··· LISTED RECORDS

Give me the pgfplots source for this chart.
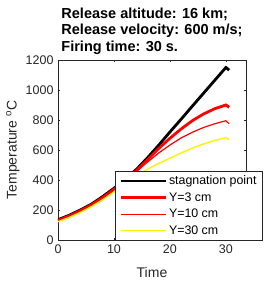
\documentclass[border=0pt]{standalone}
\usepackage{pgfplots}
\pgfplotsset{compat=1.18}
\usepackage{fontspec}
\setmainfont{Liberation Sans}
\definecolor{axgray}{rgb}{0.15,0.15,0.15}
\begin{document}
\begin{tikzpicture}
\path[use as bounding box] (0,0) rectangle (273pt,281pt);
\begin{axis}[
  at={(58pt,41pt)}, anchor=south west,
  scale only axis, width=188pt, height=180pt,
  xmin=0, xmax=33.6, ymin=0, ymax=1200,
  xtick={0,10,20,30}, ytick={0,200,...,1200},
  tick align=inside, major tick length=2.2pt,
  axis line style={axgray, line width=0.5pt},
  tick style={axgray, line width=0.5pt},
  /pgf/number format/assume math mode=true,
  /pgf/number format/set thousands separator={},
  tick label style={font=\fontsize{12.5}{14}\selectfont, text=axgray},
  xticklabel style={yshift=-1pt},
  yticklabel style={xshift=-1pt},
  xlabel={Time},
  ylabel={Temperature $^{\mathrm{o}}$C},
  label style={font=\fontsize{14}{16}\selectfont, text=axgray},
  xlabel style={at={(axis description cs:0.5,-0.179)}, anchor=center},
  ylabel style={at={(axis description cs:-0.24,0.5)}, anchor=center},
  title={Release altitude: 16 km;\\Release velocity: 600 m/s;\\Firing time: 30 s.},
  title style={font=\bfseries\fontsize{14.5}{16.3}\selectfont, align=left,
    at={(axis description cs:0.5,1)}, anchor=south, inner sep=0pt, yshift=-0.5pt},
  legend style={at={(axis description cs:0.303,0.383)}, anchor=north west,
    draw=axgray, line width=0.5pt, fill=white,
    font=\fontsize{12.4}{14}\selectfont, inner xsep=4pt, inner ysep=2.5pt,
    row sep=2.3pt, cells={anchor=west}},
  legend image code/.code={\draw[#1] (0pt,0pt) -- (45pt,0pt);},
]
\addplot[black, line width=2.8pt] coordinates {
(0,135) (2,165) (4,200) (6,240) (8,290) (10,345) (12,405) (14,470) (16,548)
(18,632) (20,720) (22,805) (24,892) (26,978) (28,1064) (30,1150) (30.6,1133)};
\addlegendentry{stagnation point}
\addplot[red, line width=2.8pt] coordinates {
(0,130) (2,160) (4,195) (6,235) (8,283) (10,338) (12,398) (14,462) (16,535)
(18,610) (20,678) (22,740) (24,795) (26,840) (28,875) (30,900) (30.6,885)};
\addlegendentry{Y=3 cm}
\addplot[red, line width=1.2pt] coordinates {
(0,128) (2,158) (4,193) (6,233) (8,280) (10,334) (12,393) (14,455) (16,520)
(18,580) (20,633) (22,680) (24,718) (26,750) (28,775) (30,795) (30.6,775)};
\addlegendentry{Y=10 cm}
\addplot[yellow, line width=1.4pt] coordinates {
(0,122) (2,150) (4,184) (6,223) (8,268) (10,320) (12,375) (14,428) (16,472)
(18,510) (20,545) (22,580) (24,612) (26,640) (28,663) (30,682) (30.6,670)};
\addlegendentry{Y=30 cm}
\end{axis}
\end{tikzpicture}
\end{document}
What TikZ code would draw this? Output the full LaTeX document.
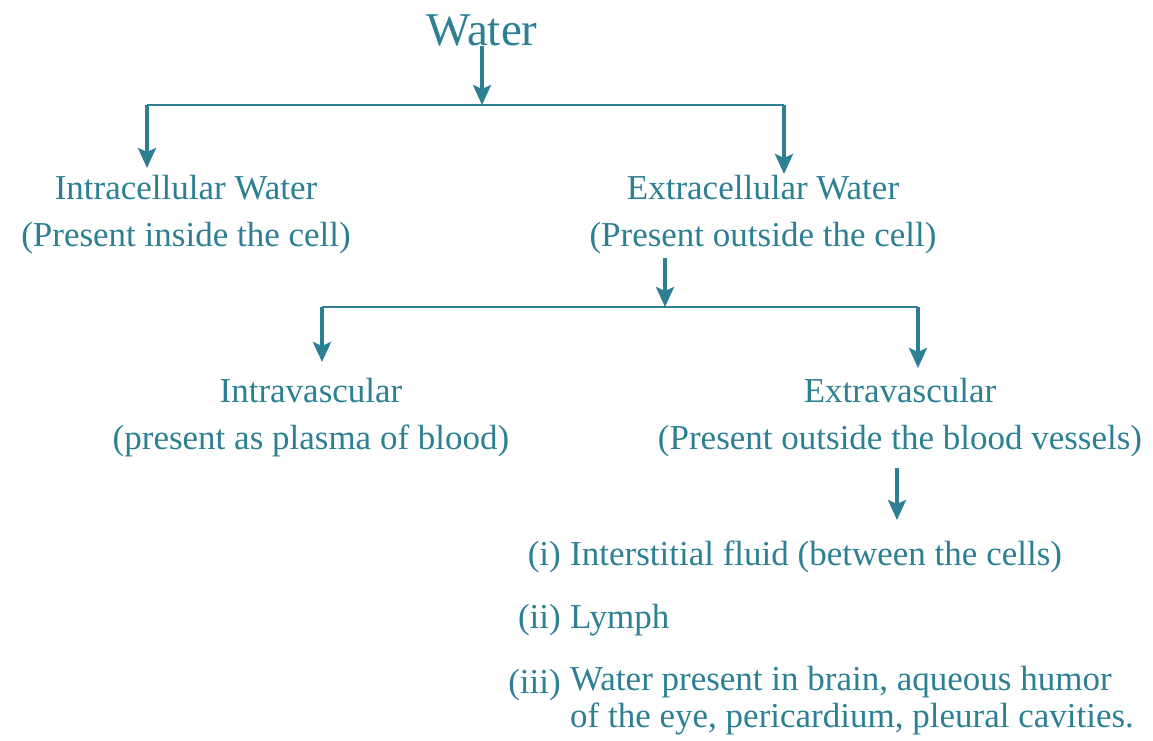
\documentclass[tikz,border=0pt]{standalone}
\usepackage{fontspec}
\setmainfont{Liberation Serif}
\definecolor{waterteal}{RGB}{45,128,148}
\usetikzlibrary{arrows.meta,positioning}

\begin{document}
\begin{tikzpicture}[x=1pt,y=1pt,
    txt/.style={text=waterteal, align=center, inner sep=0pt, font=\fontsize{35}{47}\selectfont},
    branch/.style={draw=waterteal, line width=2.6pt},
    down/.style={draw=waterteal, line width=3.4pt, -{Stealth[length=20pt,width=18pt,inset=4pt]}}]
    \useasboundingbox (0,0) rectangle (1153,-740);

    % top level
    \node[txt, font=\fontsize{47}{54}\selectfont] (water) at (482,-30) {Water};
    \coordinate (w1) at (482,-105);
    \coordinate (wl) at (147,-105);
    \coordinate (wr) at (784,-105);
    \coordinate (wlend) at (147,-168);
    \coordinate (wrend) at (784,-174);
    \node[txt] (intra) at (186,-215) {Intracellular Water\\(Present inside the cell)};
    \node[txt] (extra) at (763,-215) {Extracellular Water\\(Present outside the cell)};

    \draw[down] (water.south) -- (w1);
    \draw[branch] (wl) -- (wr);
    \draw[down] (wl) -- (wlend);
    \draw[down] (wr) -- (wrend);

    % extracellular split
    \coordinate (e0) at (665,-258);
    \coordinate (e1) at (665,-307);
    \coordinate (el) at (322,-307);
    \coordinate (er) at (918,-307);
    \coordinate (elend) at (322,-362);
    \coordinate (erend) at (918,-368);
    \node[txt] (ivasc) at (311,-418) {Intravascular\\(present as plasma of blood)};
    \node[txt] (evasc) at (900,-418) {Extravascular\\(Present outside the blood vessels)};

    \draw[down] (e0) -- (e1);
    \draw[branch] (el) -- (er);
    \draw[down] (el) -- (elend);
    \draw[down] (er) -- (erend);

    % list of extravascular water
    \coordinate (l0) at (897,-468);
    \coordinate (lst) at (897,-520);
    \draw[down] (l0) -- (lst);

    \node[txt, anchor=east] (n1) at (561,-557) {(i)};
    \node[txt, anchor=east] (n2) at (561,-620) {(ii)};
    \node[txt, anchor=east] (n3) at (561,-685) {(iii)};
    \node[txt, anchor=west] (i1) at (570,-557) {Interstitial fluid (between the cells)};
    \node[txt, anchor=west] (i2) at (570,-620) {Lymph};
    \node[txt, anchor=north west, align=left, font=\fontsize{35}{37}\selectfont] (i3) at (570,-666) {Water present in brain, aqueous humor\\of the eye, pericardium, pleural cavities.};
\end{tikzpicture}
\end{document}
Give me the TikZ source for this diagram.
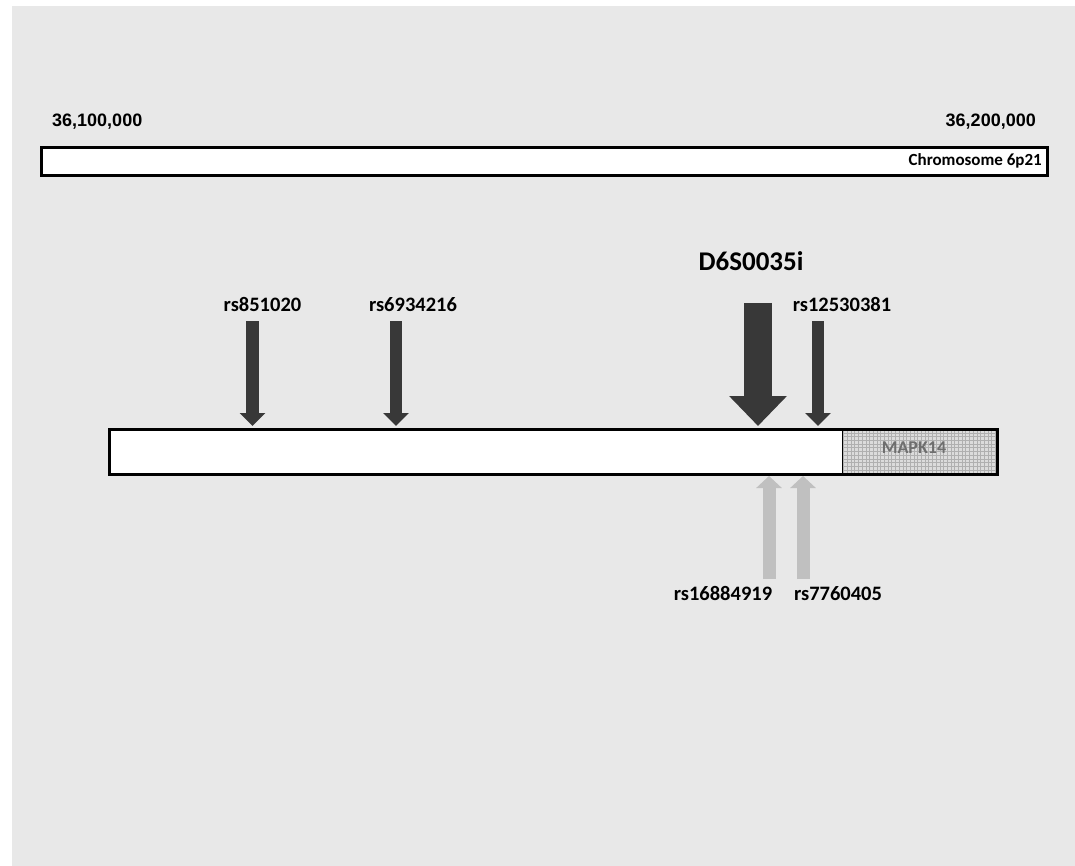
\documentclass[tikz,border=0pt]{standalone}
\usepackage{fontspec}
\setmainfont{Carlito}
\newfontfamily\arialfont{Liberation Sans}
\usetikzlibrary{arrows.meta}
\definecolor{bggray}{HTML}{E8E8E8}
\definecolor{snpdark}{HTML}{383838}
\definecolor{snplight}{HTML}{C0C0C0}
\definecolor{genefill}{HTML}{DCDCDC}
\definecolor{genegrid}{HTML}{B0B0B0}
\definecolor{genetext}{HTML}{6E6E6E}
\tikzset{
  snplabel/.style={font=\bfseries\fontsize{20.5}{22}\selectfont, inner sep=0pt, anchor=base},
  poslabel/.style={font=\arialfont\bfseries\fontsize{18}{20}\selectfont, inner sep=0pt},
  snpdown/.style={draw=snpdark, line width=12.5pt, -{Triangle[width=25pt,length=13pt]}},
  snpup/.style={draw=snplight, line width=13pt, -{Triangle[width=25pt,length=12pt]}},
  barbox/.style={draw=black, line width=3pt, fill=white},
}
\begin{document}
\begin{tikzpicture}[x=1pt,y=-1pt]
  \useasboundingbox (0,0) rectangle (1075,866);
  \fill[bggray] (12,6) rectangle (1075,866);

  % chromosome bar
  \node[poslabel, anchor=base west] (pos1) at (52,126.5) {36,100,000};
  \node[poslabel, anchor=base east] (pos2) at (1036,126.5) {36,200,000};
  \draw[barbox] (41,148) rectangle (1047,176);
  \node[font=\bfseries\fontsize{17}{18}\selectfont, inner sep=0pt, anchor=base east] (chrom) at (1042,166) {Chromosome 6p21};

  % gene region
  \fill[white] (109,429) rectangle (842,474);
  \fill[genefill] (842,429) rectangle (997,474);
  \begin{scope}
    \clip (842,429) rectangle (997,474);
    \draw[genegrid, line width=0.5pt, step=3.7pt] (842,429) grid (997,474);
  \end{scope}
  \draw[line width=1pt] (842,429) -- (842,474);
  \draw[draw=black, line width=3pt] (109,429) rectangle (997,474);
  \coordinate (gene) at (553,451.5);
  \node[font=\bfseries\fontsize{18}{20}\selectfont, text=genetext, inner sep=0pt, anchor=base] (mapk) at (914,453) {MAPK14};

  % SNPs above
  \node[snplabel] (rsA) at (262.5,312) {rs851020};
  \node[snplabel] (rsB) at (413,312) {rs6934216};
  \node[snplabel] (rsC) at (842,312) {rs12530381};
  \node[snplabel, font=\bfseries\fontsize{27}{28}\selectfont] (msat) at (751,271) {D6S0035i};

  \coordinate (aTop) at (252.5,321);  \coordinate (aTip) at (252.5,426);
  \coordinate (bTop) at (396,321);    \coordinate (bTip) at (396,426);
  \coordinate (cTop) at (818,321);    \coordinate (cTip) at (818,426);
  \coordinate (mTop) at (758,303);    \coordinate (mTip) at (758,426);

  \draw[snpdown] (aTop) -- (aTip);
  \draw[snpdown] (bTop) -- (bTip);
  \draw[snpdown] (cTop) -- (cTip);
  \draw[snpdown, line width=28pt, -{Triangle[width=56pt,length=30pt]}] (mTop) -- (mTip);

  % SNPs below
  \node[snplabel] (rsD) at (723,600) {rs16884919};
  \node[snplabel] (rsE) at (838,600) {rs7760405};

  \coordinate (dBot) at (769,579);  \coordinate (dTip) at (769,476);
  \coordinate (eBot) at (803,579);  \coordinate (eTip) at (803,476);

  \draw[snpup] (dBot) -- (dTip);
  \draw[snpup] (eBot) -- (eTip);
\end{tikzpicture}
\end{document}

······

Copy the part that starts at the line with "What TikZ code" and finishes at the line with "(er) -- (erend);", both included, and nothing more. Pictures are left out.

▶ _FINAL ANSWER_:
What TikZ code would draw this? Output the full LaTeX document.
\documentclass[tikz,border=0pt]{standalone}
\usepackage{fontspec}
\setmainfont{Liberation Serif}
\definecolor{waterteal}{RGB}{45,128,148}
\usetikzlibrary{arrows.meta,positioning}

\begin{document}
\begin{tikzpicture}[x=1pt,y=1pt,
    txt/.style={text=waterteal, align=center, inner sep=0pt, font=\fontsize{35}{47}\selectfont},
    branch/.style={draw=waterteal, line width=2.6pt},
    down/.style={draw=waterteal, line width=3.4pt, -{Stealth[length=20pt,width=18pt,inset=4pt]}}]
    \useasboundingbox (0,0) rectangle (1153,-740);

    % top level
    \node[txt, font=\fontsize{47}{54}\selectfont] (water) at (482,-30) {Water};
    \coordinate (w1) at (482,-105);
    \coordinate (wl) at (147,-105);
    \coordinate (wr) at (784,-105);
    \coordinate (wlend) at (147,-168);
    \coordinate (wrend) at (784,-174);
    \node[txt] (intra) at (186,-215) {Intracellular Water\\(Present inside the cell)};
    \node[txt] (extra) at (763,-215) {Extracellular Water\\(Present outside the cell)};

    \draw[down] (water.south) -- (w1);
    \draw[branch] (wl) -- (wr);
    \draw[down] (wl) -- (wlend);
    \draw[down] (wr) -- (wrend);

    % extracellular split
    \coordinate (e0) at (665,-258);
    \coordinate (e1) at (665,-307);
    \coordinate (el) at (322,-307);
    \coordinate (er) at (918,-307);
    \coordinate (elend) at (322,-362);
    \coordinate (erend) at (918,-368);
    \node[txt] (ivasc) at (311,-418) {Intravascular\\(present as plasma of blood)};
    \node[txt] (evasc) at (900,-418) {Extravascular\\(Present outside the blood vessels)};

    \draw[down] (e0) -- (e1);
    \draw[branch] (el) -- (er);
    \draw[down] (el) -- (elend);
    \draw[down] (er) -- (erend);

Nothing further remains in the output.